Lawmakers Criticize Modernization Efforts

Lawmakers Criticize Modernization Efforts

Photo by: U.S. Army

Congressional appropriators who oversee military spending have expressed concern about the risky nature of Army modernization efforts.

In creating Army Futures Command in 2018 as a way of speeding development and delivery of cutting-edge capabilities to the force, Army leaders spoke about the need to overcome a risk-averse culture that had slowed research, development and the acquisition process to the point where it was hard to stay ahead of global competitors.

“Failure is an option,” Gen. Mike Murray, Futures Command commanding general, has said on many occasions since his appointment. He described the need for the Army to adopt “the entrepreneurial spirit of accepting the risk of failure early and cheaply in order to create the best solutions for our soldiers.”

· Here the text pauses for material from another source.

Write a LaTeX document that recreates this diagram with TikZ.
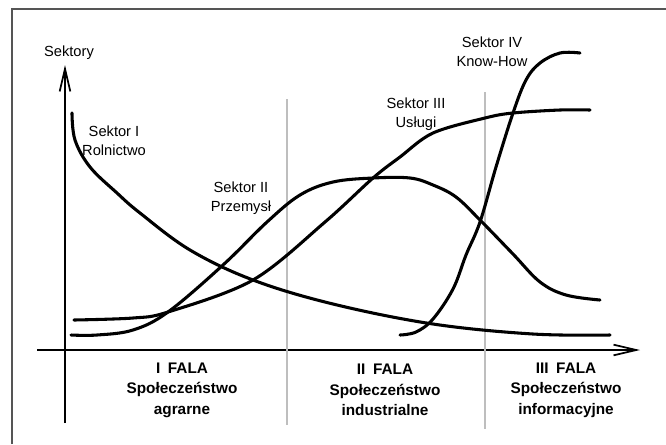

In January, the Army hit a speed bump in its search for a Bradley Fighting Vehicle replacement, canceling its initial solicitation for what would be an Optionally Manned Fighting Vehicle so it could revise the requirements. 

Army leaders did not consider this a failure but a lesson. Some lawmakers, though, were tougher judges. For example, Rep. Pete Visclosky of Indiana and Rep. Ken Calvert of California, leaders of the House Appropriations Committee’s subcommittee on defense, criticized the Army.

Subcommittee Chairman Visclosky said the cancelation delays the Optionally Manned Fighting Vehicle program by at least two years. “We supported the Army Futures Command as a way for the Army to consolidate its modernization process under one roof. But that first large acquisition program that has come out of the Army Futures Command has fallen flat,” he said during a March 10 hearing on the Army’s fiscal 2021 budget request. “This gives us a great pause when evaluating the request before us.”

“The Army's modernization plan assumes flat budgets. We cannot therefore afford costly mistakes like those that have plagued the Army acquisition in the past, nor can we afford excessive delays,” said Calvert, the panel’s ranking Republican. “Failing is not an option, and failing early is even a bad option, a worse option.”

Army Secretary Ryan McCarthy defended the Futures Command process, saying that under the old process, the Army wouldn’t have stopped the optionally manned vehicle to regroup. Instead, it would have kept going, spending billions before recognizing the problem. 

“We learned early on this program, and what we learned was there was confusion over the requirements,” said Army Chief of Staff Gen. James McConville, who testified alongside McCarthy. To fix this, the Army has gone back to rework its wish list. 

“We are learning with industry. We are learning with our acquisition folks who are used to doing it the old way where we spent a lot of time, five to seven years, developing requirements and in five to seven years developing a system and then investing a lot of money in it and finding out at the end we didn’t get what we wanted,” McConville said. “We are stopping early, and we are redefining the way we do the process to encourage innovation.”